** What you need to do **
Starting at the first line of the data, please print exactly those lines through the one that holds "from matplotlib.patches import Rectangle", omitting every picture.

** Data excerpt **
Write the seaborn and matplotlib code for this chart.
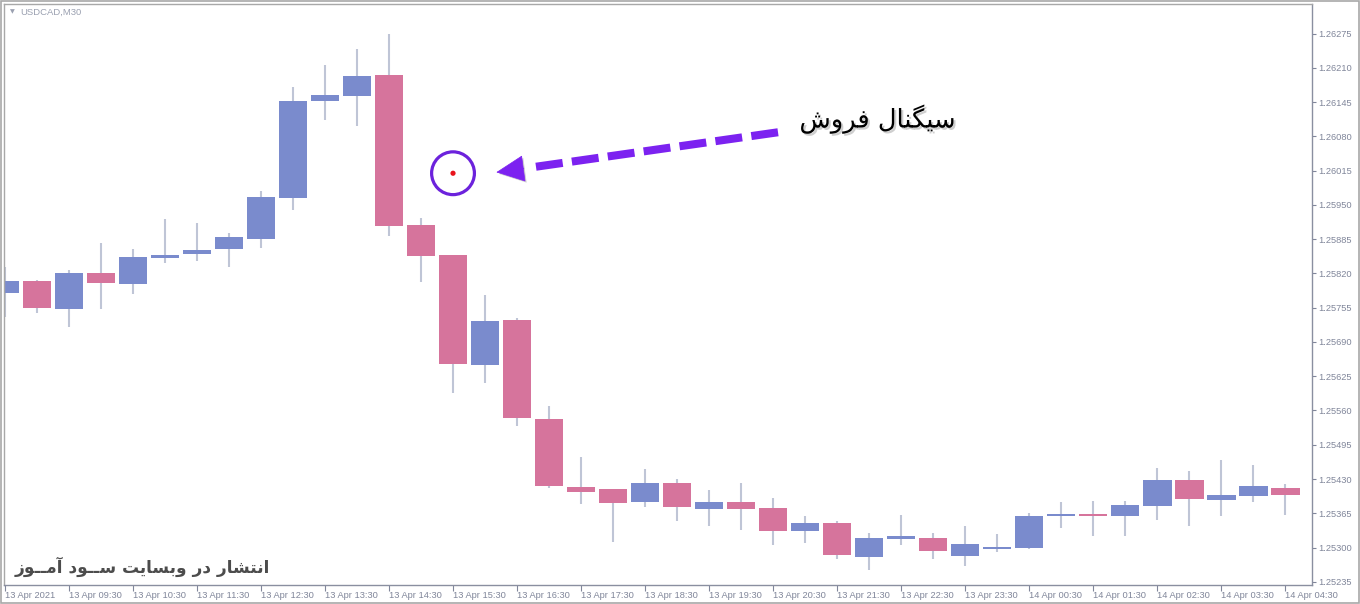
import numpy as np
import pandas as pd
import matplotlib
matplotlib.use("Agg")
import matplotlib.pyplot as plt
import seaborn as sns
from matplotlib import patheffects, transforms
from matplotlib.patches import Rectangle

# ---------------- data ----------------
opens = [1.25783, 1.25805, 1.25753, 1.25821, 1.25800, 1.25850, 1.25857, 1.25867, 1.25886, 1.25963,
         1.26147, 1.26157, 1.26196, 1.25912, 1.25855, 1.25646, 1.25732, 1.25544, 1.25415, 1.25411,
         1.25387, 1.25423, 1.25374, 1.25387, 1.25375, 1.25332, 1.25347, 1.25283, 1.25317, 1.25318,
         1.25284, 1.25298, 1.25300, 1.25359, 1.25364, 1.25359, 1.25378, 1.25428, 1.25391, 1.25397,
         1.25413]
highs = [1.25832, 1.25807, 1.25826, 1.25877, 1.25866, 1.25923, 1.25916, 1.25896, 1.25976, 1.26174,
         1.26215, 1.26245, 1.26274, 1.25925, 1.25855, 1.25779, 1.25735, 1.25569, 1.25471, 1.25411,
         1.25449, 1.25430, 1.25409, 1.25423, 1.25394, 1.25360, 1.25351, 1.25328, 1.25362, 1.25328,
         1.25341, 1.25326, 1.25365, 1.25387, 1.25389, 1.25389, 1.25450, 1.25446, 1.25466, 1.25457,
         1.25421]
lows = [1.25738, 1.25745, 1.25719, 1.25753, 1.25781, 1.25840, 1.25844, 1.25833, 1.25869, 1.25940,
        1.26111, 1.26100, 1.25891, 1.25804, 1.25594, 1.25612, 1.25531, 1.25413, 1.25383, 1.25311,
        1.25376, 1.25351, 1.25340, 1.25334, 1.25304, 1.25309, 1.25278, 1.25258, 1.25305, 1.25278,
        1.25265, 1.25292, 1.25297, 1.25338, 1.25321, 1.25322, 1.25352, 1.25341, 1.25359, 1.25387,
        1.25361]
closes = [1.25805, 1.25755, 1.25821, 1.25802, 1.25851, 1.25855, 1.25864, 1.25889, 1.25965, 1.26147,
          1.26158, 1.26194, 1.25910, 1.25853, 1.25648, 1.25730, 1.25546, 1.25416, 1.25406, 1.25385,
          1.25423, 1.25376, 1.25387, 1.25374, 1.25332, 1.25347, 1.25285, 1.25318, 1.25321, 1.25294,
          1.25307, 1.25301, 1.25360, 1.25364, 1.25359, 1.25381, 1.25428, 1.25393, 1.25400, 1.25417,
          1.25400]

x_tick_labels = ["13 Apr 2021", "13 Apr 09:30", "13 Apr 10:30", "13 Apr 11:30", "13 Apr 12:30",
                 "13 Apr 13:30", "13 Apr 14:30", "13 Apr 15:30", "13 Apr 16:30", "13 Apr 17:30",
                 "13 Apr 18:30", "13 Apr 19:30", "13 Apr 20:30", "13 Apr 21:30", "13 Apr 22:30",
                 "13 Apr 23:30", "14 Apr 00:30", "14 Apr 01:30", "14 Apr 02:30", "14 Apr 03:30",
                 "14 Apr 04:30"]
y_ticks = [1.25235, 1.25300, 1.25365, 1.25430, 1.25495, 1.25560, 1.25625, 1.25690, 1.25755,
           1.25820, 1.25885, 1.25950, 1.26015, 1.26080, 1.26145, 1.26210, 1.26275]
y_tick_labels = ["%.5f" % v for v in y_ticks]

signal_index = [14]
signal_price = [1.26010]

title_text = "USDCAD,M30"
signal_text = "سیگنال فروش"
watermark_text = "انتشار در وبسایت ســود آمــوز"

# -------- minimal Persian shaping (presentation forms + visual order) --------
FORMS = {
    "\u0627": ("\uFE8D", "\uFE8E", None, None),          # alef
    "\u0622": ("\uFE81", "\uFE82", None, None),          # alef madda
    "\u0628": ("\uFE8F", "\uFE90", "\uFE91", "\uFE92"),  # beh
    "\u062A": ("\uFE95", "\uFE96", "\uFE97", "\uFE98"),  # teh
    "\u062F": ("\uFEA9", "\uFEAA", None, None),          # dal
    "\u0631": ("\uFEAD", "\uFEAE", None, None),          # reh
    "\u0632": ("\uFEAF", "\uFEB0", None, None),          # zain
    "\u0633": ("\uFEB1", "\uFEB2", "\uFEB3", "\uFEB4"),  # seen
    "\u0634": ("\uFEB5", "\uFEB6", "\uFEB7", "\uFEB8"),  # sheen
    "\u0641": ("\uFED1", "\uFED2", "\uFED3", "\uFED4"),  # feh
    "\u0644": ("\uFEDD", "\uFEDE", "\uFEDF", "\uFEE0"),  # lam
    "\u0645": ("\uFEE1", "\uFEE2", "\uFEE3", "\uFEE4"),  # meem
    "\u0646": ("\uFEE5", "\uFEE6", "\uFEE7", "\uFEE8"),  # noon
    "\u0648": ("\uFEED", "\uFEEE", None, None),          # waw
    "\u06CC": ("\uFBFC", "\uFBFD", "\uFBFE", "\uFBFF"),  # farsi yeh
    "\u06AF": ("\uFB92", "\uFB93", "\uFB94", "\uFB95"),  # gaf
    "\u0640": ("\u0640", "\u0640", "\u0640", "\u0640"),  # tatweel
}


def shape(text):
    text = text.replace("\u064A", "\u06CC")
    out = []
    for i, ch in enumerate(text):
        if ch not in FORMS:
            out.append(ch)
            continue
        prev = text[i - 1] if i > 0 else None
        nxt = text[i + 1] if i + 1 < len(text) else None
        jp = prev in FORMS and FORMS[prev][2] is not None
        jn = nxt in FORMS and FORMS[ch][2] is not None
        iso, fin, ini, med = FORMS[ch]
        if jp and jn:
            out.append(med)
        elif jp:
            out.append(fin)
        elif jn:
            out.append(ini)
        else:
            out.append(iso)
    return "".join(out)[::-1]


# ---------------- style ----------------
sns.set_theme(style="white")
plt.rcParams["font.family"] = ["Liberation Sans", "DejaVu Sans"]

BLUE = "#7a8bcd"
PINK = "#d6749c"
WICK = "#bfc5d6"
LABEL = "#80869a"

df = pd.DataFrame({"open": opens, "high": highs, "low": lows, "close": closes})
df["x"] = np.arange(len(df))
df["bull"] = df["close"] > df["open"]
df["bottom"] = df[["open", "close"]].min(axis=1)
df["height"] = (df["close"] - df["open"]).abs()

fig = plt.figure(figsize=(13.6, 6.04), dpi=100, facecolor="white")
ax = fig.add_axes([4 / 1360, 19 / 604, 1308 / 1360, 581 / 604])
ax.set_facecolor("white")

ax.vlines(df["x"], df["low"], df["high"], color=WICK, linewidth=1.5, zorder=1)
ax.bar(df["x"], df["height"], bottom=df["bottom"], width=0.9,
       color=np.where(df["bull"], BLUE, PINK), linewidth=0, zorder=2)

ax.set_xlim(-0.03, 40.84)
ax.set_ylim(1.25229, 1.26331)

# axes ticks
ax.set_xticks(df["x"][::2])
ax.set_xticklabels(x_tick_labels, ha="left", fontsize=6.7, color=LABEL)
ax.set_yticks(y_ticks)
ax.set_yticklabels(y_tick_labels, fontsize=6.7, color=LABEL)
ax.yaxis.tick_right()
ax.tick_params(axis="x", direction="out", length=4, width=0.8, color=LABEL, pad=0.5, bottom=True)
ax.tick_params(axis="y", direction="out", length=3, width=0.8, color=LABEL, pad=1.5, right=True, left=False)
for side in ["left", "top"]:
    ax.spines[side].set_color("#a8a8a8")
    ax.spines[side].set_linewidth(1.0)
for side in ["right", "bottom"]:
    ax.spines[side].set_color("#8a8fa0")
    ax.spines[side].set_linewidth(1.0)
ax.grid(False)

# title
ax.text(0.0046, 0.986, "\u25BC", transform=ax.transAxes, fontsize=4.5, color="#9aa0b0",
        ha="left", va="center", family=["DejaVu Sans"])
ax.text(0.0122, 0.986, title_text, transform=ax.transAxes, fontsize=6.8, color="#9aa0b0",
        ha="left", va="center")

# signal marker
sig = pd.DataFrame({"x": signal_index, "y": signal_price})
sns.scatterplot(data=sig, x="x", y="y", ax=ax, s=950, facecolor="none",
                edgecolor="#6c22dc", linewidth=2.3, zorder=5, legend=False)
sns.scatterplot(data=sig, x="x", y="y", ax=ax, s=14, color="#e8141c",
                edgecolor="none", zorder=6, legend=False)
ax.set_xlabel("")
ax.set_ylabel("")

# arrow pointing at the signal (offsets in points from the signal)
sx, sy = signal_index[0], signal_price[0]
ARROW = "#7c22f0"
shadow = [patheffects.withSimplePatchShadow(offset=(1.2, -1.2), shadow_rgbFace="#777777", alpha=0.35)]
tail_tr = transforms.offset_copy(ax.transData, fig=fig, x=234, y=29.5, units="points")
shaft_end_tr = transforms.offset_copy(ax.transData, fig=fig, x=57, y=4.3, units="points")
head_base_tr = transforms.offset_copy(ax.transData, fig=fig, x=51, y=3.4, units="points")
tip_tr = transforms.offset_copy(ax.transData, fig=fig, x=31.2, y=0.7, units="points")

ax.annotate("", xy=(sx, sy), xycoords=shaft_end_tr, xytext=(sx, sy), textcoords=tail_tr,
            arrowprops=dict(arrowstyle="-", color=ARROW, linewidth=5.8,
                            linestyle=(0, (3.35, 1.15)), shrinkA=0, shrinkB=0,
                            capstyle="butt", path_effects=shadow), zorder=7)
ax.annotate("", xy=(sx, sy), xycoords=tip_tr, xytext=(sx, sy), textcoords=head_base_tr,
            arrowprops=dict(arrowstyle="-|>,head_length=1.9,head_width=0.9", color=ARROW,
                            linewidth=0.5, shrinkA=0, shrinkB=0, mutation_scale=10,
                            path_effects=shadow), zorder=7)

# texts
ax.text(0.668, 0.802, shape(signal_text), transform=ax.transAxes, fontsize=18.5, color="black",
        ha="center", va="center", family=["DejaVu Sans"],
        path_effects=[patheffects.withSimplePatchShadow(offset=(1.5, -1.5),
                                                        shadow_rgbFace="#888888", alpha=0.4)])
ax.text(0.0084, 0.031, shape(watermark_text), transform=ax.transAxes, fontsize=12.2,
        fontweight="bold", color="#4c4c4c", ha="left", va="center", family=["DejaVu Sans"])

# outer frame of the image
fig.patches.append(Rectangle((0.0005, 0.001), 0.999, 0.998, transform=fig.transFigure,
                             fill=False, edgecolor="#a8a8a8", linewidth=1.2))

fig.savefig("out.png", dpi=100, facecolor="white")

** Written solution **
Write the seaborn and matplotlib code for this chart.
import numpy as np
import pandas as pd
import matplotlib
matplotlib.use("Agg")
import matplotlib.pyplot as plt
import seaborn as sns
from matplotlib import patheffects, transforms
from matplotlib.patches import Rectangle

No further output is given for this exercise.